Sunday, 11/13/2005 10:08:25 AM

Sunday, November 13, 2005 10:08:25 AM

Post# of 704044
Dell the dying swan. Posted a week ago that Dell seems to have a huge quality control and customer relations problem. Dell's own numbers and Barrons seems to agree with the anecdotal analysis. The consumer wants to buy a commodity computer, take it out of the box, and turn it on and go. With Dell lately, a computer out of the box that works is rare. The next step is to call their help center in India where they pretend to speak English, pretend to know anything, and pretend to care. I predict that Dell will flounder down until they fix their biz and refocus their attitude towards customers. This could take years, could take never.

From Barrons, Abelson below.
So spake the incomparable Fred Hickey when we chatted with him on Friday (the company released its earnings on Thursday, which occasioned our call). While in its official exegesis of October-quarter results Dell cited softness in the U.S. and U.K. consumer markets as the prime culprits responsible for its lackluster showing, Fred says the striking thing was how relatively poorly it did just about everywhere. And everywhere in this case includes the booming Asia-Pacific market, which takes in China and Japan. The only real strength for the company, he notes, came courtesy of U.S. business demand.
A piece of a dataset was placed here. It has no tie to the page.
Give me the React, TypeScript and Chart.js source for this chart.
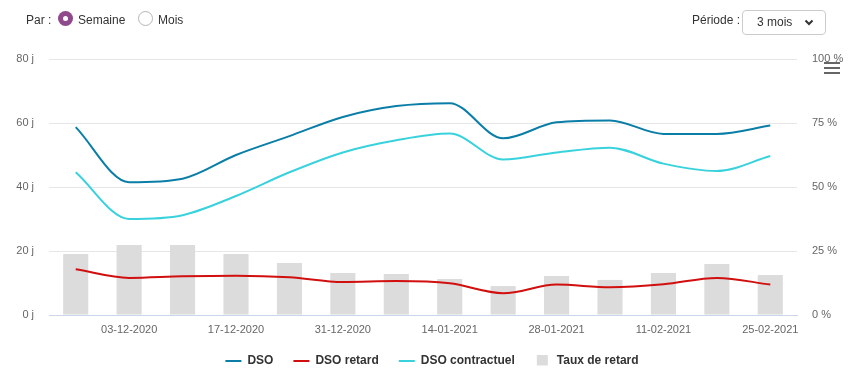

Fred was particularly disturbed by what he espies as the deterioration of Dell's balance sheet, something, he sighs, the analysts who follow the company seem to pay scant attention to. In particular, he cites the rise in inventories, receivables and payables, along with ballooning "other assets," a vague and catchall category.

He further questions Dell's heavy repurchases of its own stock, which for all they may support per-share earnings, eat away at stockholders' equity. In that regard, he sighs, book value has shrunk steadily to its present reduced status of less than $2 a share (his more precise calculation puts it at $1.98). Which means, among other things, that Dell's stock is selling at around 15 times book, a rich price, indeed, for a company whose growth is perceptibly slowing.

What's more, Fred observes, Dell's middling performance is taking place against a backdrop of pretty vigorous PC demand: Worldwide unit sales are up something like 17% this year. If Dell finds the going tough now, he can't help but grimace at its prospects if, as he anticipates, consumers, under pressure from high fuel prices and a less accommodating housing market, cut back their frenetic consuming of all kinds of stuff, including computers.

He doesn't think, to state the obvious, that Dell has seen the last of its woes or that its stock, even after suffering a spate of selling, bears much resemblance to a bargain.